● EXERCISE TASK
Copy all of the material word for word, except for the pictures.

※ ※ ※

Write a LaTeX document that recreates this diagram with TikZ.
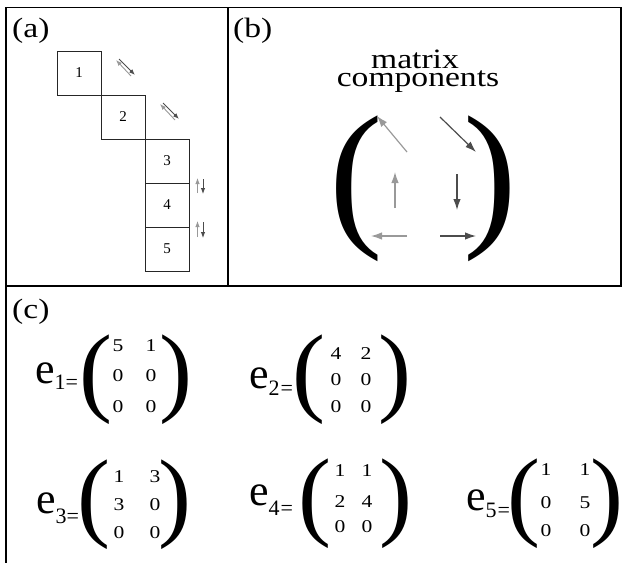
\documentclass[tikz,border=0pt]{standalone}
\usepackage{fontspec}
\setmainfont{Liberation Serif}
\usetikzlibrary{arrows.meta,positioning}

\newcommand\subf{\fontsize{22}{22}\selectfont}
\newcommand\elab[2]{e\lower#2pt\hbox{\subf #1=}}

\begin{document}
\begin{tikzpicture}[x=1pt,y=-1pt,
    panel/.style={font=\fontsize{28}{28}\selectfont, xscale=1.2, inner sep=0pt, anchor=base west},
    title/.style={font=\fontsize{28}{28}\selectfont, xscale=1.2, inner sep=0pt, anchor=base},
    cell/.style={draw=black!85, line width=0.8pt, minimum size=44pt, inner sep=0pt, outer sep=0pt,
                 font=\fontsize{15}{15}\selectfont},
    lite/.style={black!40, line width=0.9pt, -{Latex[length=6pt,width=4.5pt]}},
    dark/.style={black!70, line width=0.9pt, -{Latex[length=6pt,width=4.5pt]}},
    litebig/.style={black!40, line width=1.2pt, -{Latex[length=11pt,width=7.5pt]}},
    darkbig/.style={black!70, line width=1.2pt, -{Latex[length=11pt,width=7.5pt]}},
    bigparen/.style={font=\fontsize{161}{161}\selectfont, inner sep=0pt},
    paren/.style={font=\fontsize{99}{99}\selectfont, inner sep=0pt},
    entry/.style={font=\fontsize{18}{18}\selectfont, xscale=1.2, inner sep=0pt},
    elabel/.style={font=\fontsize{44}{44}\selectfont, inner sep=0pt, anchor=base west}]
    \useasboundingbox (0,0) rectangle (622,563);
    % frames of the three panels
    \draw[line width=1.2pt] (6,7.5) rectangle (228,286);
    \draw[line width=1.2pt] (228,7.5) rectangle (621,286);
    \draw[line width=1.2pt] (6,286) -- (6,563);
    \node[panel] (la) at (12,37) {(a)};
    \node[panel] (lb) at (233,37) {(b)};
    \node[panel] (lc) at (12,318) {(c)};

    % (a) staircase of cells
    \node[cell] (c1) at (79,73) {1};
    \node[cell, below right=0pt and 0pt of c1] (c2) {2};
    \node[cell, below right=0pt and 0pt of c2] (c3) {3};
    \node[cell, below=0pt of c3] (c4) {4};
    \node[cell, below=0pt of c4] (c5) {5};
    % arrow pairs between neighbouring cells
    \draw[lite] (131,76) -- (116,60);
    \draw[dark] (119,59) -- (135,75);
    \draw[lite] (175,120) -- (160,104);
    \draw[dark] (163,103) -- (179,119);
    \draw[lite] (197.5,193) -- (197.5,178);
    \draw[dark] (203,179) -- (203,194);
    \draw[lite] (197.5,237) -- (197.5,221);
    \draw[dark] (203,222) -- (203,238);

    % (b) matrix components
    \node[title] (t1) at (415,68) {matrix};
    \node[title] (t2) at (418,86) {components};
    \node[bigparen] (pl) at (356.5,188.5) {(};
    \node[bigparen] (pr) at (490.5,188.5) {)};
    \draw[litebig] (407,152) -- (377,116);
    \draw[darkbig] (440,117) -- (476,152);
    \draw[litebig] (395,208) -- (395,172);
    \draw[darkbig] (457,174) -- (457,210);
    \draw[litebig] (407,236) -- (371,236);
    \draw[darkbig] (440,236) -- (476,236);

    % (c) e1
    \node[elabel] (e1) at (35,383) {\elab{1}{6}};
    \node[paren] (e1l) at (95.5,380) {(};
    \node[paren] (e1r) at (176,380) {)};
    \node[entry] (e1-11) at (118,346) {5}; \node[entry] (e1-12) at (151,346) {1};
    \node[entry] (e1-21) at (118,376) {0}; \node[entry] (e1-22) at (151,376) {0};
    \node[entry] (e1-31) at (118,407) {0}; \node[entry] (e1-32) at (151,407) {0};
    % e2
    \node[elabel] (e2) at (249,388) {\elab{2\kern1pt}{7}};
    \node[paren] (e2l) at (309,379.5) {(};
    \node[paren] (e2r) at (395,379.5) {)};
    \node[entry] (e2-11) at (336,354) {4}; \node[entry] (e2-12) at (366,354) {2};
    \node[entry] (e2-21) at (336,380) {0}; \node[entry] (e2-22) at (366,380) {0};
    \node[entry] (e2-31) at (336,407) {0}; \node[entry] (e2-32) at (366,407) {0};
    % e3
    \node[elabel] (e3) at (36,513) {\elab{3}{10}};
    \node[paren] (e3l) at (93.5,505) {(};
    \node[paren] (e3r) at (175,505) {)};
    \node[entry] (e3-11) at (119,477) {1}; \node[entry] (e3-12) at (155,477) {3};
    \node[entry] (e3-21) at (119,505) {3}; \node[entry] (e3-22) at (155,505) {0};
    \node[entry] (e3-31) at (119,533) {0}; \node[entry] (e3-32) at (155,533) {0};
    % e4
    \node[elabel] (e4) at (249,505) {\elab{4\kern1pt}{10}};
    \node[paren] (e4l) at (315,504) {(};
    \node[paren] (e4r) at (395.5,504) {)};
    \node[entry] (e4-11) at (340,471) {1}; \node[entry] (e4-12) at (367,471) {1};
    \node[entry] (e4-21) at (340,502) {2}; \node[entry] (e4-22) at (367,502) {4};
    \node[entry] (e4-31) at (340,527) {0}; \node[entry] (e4-32) at (367,527) {0};
    % e5
    \node[elabel] (e5) at (466,510) {\elab{5\kern1pt}{7}};
    \node[paren] (e5l) at (523.5,504) {(};
    \node[paren] (e5r) at (606.5,504) {)};
    \node[entry] (e5-11) at (546,470) {1}; \node[entry] (e5-12) at (585,470) {1};
    \node[entry] (e5-21) at (546,503) {0}; \node[entry] (e5-22) at (585,503) {5};
    \node[entry] (e5-31) at (546,531) {0}; \node[entry] (e5-32) at (585,531) {0};
\end{tikzpicture}
\end{document}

※ ※ ※

● RESULT OF THE EXERCISE
Write a LaTeX document that recreates this diagram with TikZ.
\documentclass[tikz,border=0pt]{standalone}
\usepackage{fontspec}
\setmainfont{Liberation Serif}
\usetikzlibrary{arrows.meta,positioning}

\newcommand\subf{\fontsize{22}{22}\selectfont}
\newcommand\elab[2]{e\lower#2pt\hbox{\subf #1=}}

\begin{document}
\begin{tikzpicture}[x=1pt,y=-1pt,
    panel/.style={font=\fontsize{28}{28}\selectfont, xscale=1.2, inner sep=0pt, anchor=base west},
    title/.style={font=\fontsize{28}{28}\selectfont, xscale=1.2, inner sep=0pt, anchor=base},
    cell/.style={draw=black!85, line width=0.8pt, minimum size=44pt, inner sep=0pt, outer sep=0pt,
                 font=\fontsize{15}{15}\selectfont},
    lite/.style={black!40, line width=0.9pt, -{Latex[length=6pt,width=4.5pt]}},
    dark/.style={black!70, line width=0.9pt, -{Latex[length=6pt,width=4.5pt]}},
    litebig/.style={black!40, line width=1.2pt, -{Latex[length=11pt,width=7.5pt]}},
    darkbig/.style={black!70, line width=1.2pt, -{Latex[length=11pt,width=7.5pt]}},
    bigparen/.style={font=\fontsize{161}{161}\selectfont, inner sep=0pt},
    paren/.style={font=\fontsize{99}{99}\selectfont, inner sep=0pt},
    entry/.style={font=\fontsize{18}{18}\selectfont, xscale=1.2, inner sep=0pt},
    elabel/.style={font=\fontsize{44}{44}\selectfont, inner sep=0pt, anchor=base west}]
    \useasboundingbox (0,0) rectangle (622,563);
    % frames of the three panels
    \draw[line width=1.2pt] (6,7.5) rectangle (228,286);
    \draw[line width=1.2pt] (228,7.5) rectangle (621,286);
    \draw[line width=1.2pt] (6,286) -- (6,563);
    \node[panel] (la) at (12,37) {(a)};
    \node[panel] (lb) at (233,37) {(b)};
    \node[panel] (lc) at (12,318) {(c)};

    % (a) staircase of cells
    \node[cell] (c1) at (79,73) {1};
    \node[cell, below right=0pt and 0pt of c1] (c2) {2};
    \node[cell, below right=0pt and 0pt of c2] (c3) {3};
    \node[cell, below=0pt of c3] (c4) {4};
    \node[cell, below=0pt of c4] (c5) {5};
    % arrow pairs between neighbouring cells
    \draw[lite] (131,76) -- (116,60);
    \draw[dark] (119,59) -- (135,75);
    \draw[lite] (175,120) -- (160,104);
    \draw[dark] (163,103) -- (179,119);
    \draw[lite] (197.5,193) -- (197.5,178);
    \draw[dark] (203,179) -- (203,194);
    \draw[lite] (197.5,237) -- (197.5,221);
    \draw[dark] (203,222) -- (203,238);

    % (b) matrix components
    \node[title] (t1) at (415,68) {matrix};
    \node[title] (t2) at (418,86) {components};
    \node[bigparen] (pl) at (356.5,188.5) {(};
    \node[bigparen] (pr) at (490.5,188.5) {)};
    \draw[litebig] (407,152) -- (377,116);
    \draw[darkbig] (440,117) -- (476,152);
    \draw[litebig] (395,208) -- (395,172);
    \draw[darkbig] (457,174) -- (457,210);
    \draw[litebig] (407,236) -- (371,236);
    \draw[darkbig] (440,236) -- (476,236);

    % (c) e1
    \node[elabel] (e1) at (35,383) {\elab{1}{6}};
    \node[paren] (e1l) at (95.5,380) {(};
    \node[paren] (e1r) at (176,380) {)};
    \node[entry] (e1-11) at (118,346) {5}; \node[entry] (e1-12) at (151,346) {1};
    \node[entry] (e1-21) at (118,376) {0}; \node[entry] (e1-22) at (151,376) {0};
    \node[entry] (e1-31) at (118,407) {0}; \node[entry] (e1-32) at (151,407) {0};
    % e2
    \node[elabel] (e2) at (249,388) {\elab{2\kern1pt}{7}};
    \node[paren] (e2l) at (309,379.5) {(};
    \node[paren] (e2r) at (395,379.5) {)};
    \node[entry] (e2-11) at (336,354) {4}; \node[entry] (e2-12) at (366,354) {2};
    \node[entry] (e2-21) at (336,380) {0}; \node[entry] (e2-22) at (366,380) {0};
    \node[entry] (e2-31) at (336,407) {0}; \node[entry] (e2-32) at (366,407) {0};
    % e3
    \node[elabel] (e3) at (36,513) {\elab{3}{10}};
    \node[paren] (e3l) at (93.5,505) {(};
    \node[paren] (e3r) at (175,505) {)};
    \node[entry] (e3-11) at (119,477) {1}; \node[entry] (e3-12) at (155,477) {3};
    \node[entry] (e3-21) at (119,505) {3}; \node[entry] (e3-22) at (155,505) {0};
    \node[entry] (e3-31) at (119,533) {0}; \node[entry] (e3-32) at (155,533) {0};
    % e4
    \node[elabel] (e4) at (249,505) {\elab{4\kern1pt}{10}};
    \node[paren] (e4l) at (315,504) {(};
    \node[paren] (e4r) at (395.5,504) {)};
    \node[entry] (e4-11) at (340,471) {1}; \node[entry] (e4-12) at (367,471) {1};
    \node[entry] (e4-21) at (340,502) {2}; \node[entry] (e4-22) at (367,502) {4};
    \node[entry] (e4-31) at (340,527) {0}; \node[entry] (e4-32) at (367,527) {0};
    % e5
    \node[elabel] (e5) at (466,510) {\elab{5\kern1pt}{7}};
    \node[paren] (e5l) at (523.5,504) {(};
    \node[paren] (e5r) at (606.5,504) {)};
    \node[entry] (e5-11) at (546,470) {1}; \node[entry] (e5-12) at (585,470) {1};
    \node[entry] (e5-21) at (546,503) {0}; \node[entry] (e5-22) at (585,503) {5};
    \node[entry] (e5-31) at (546,531) {0}; \node[entry] (e5-32) at (585,531) {0};
\end{tikzpicture}
\end{document}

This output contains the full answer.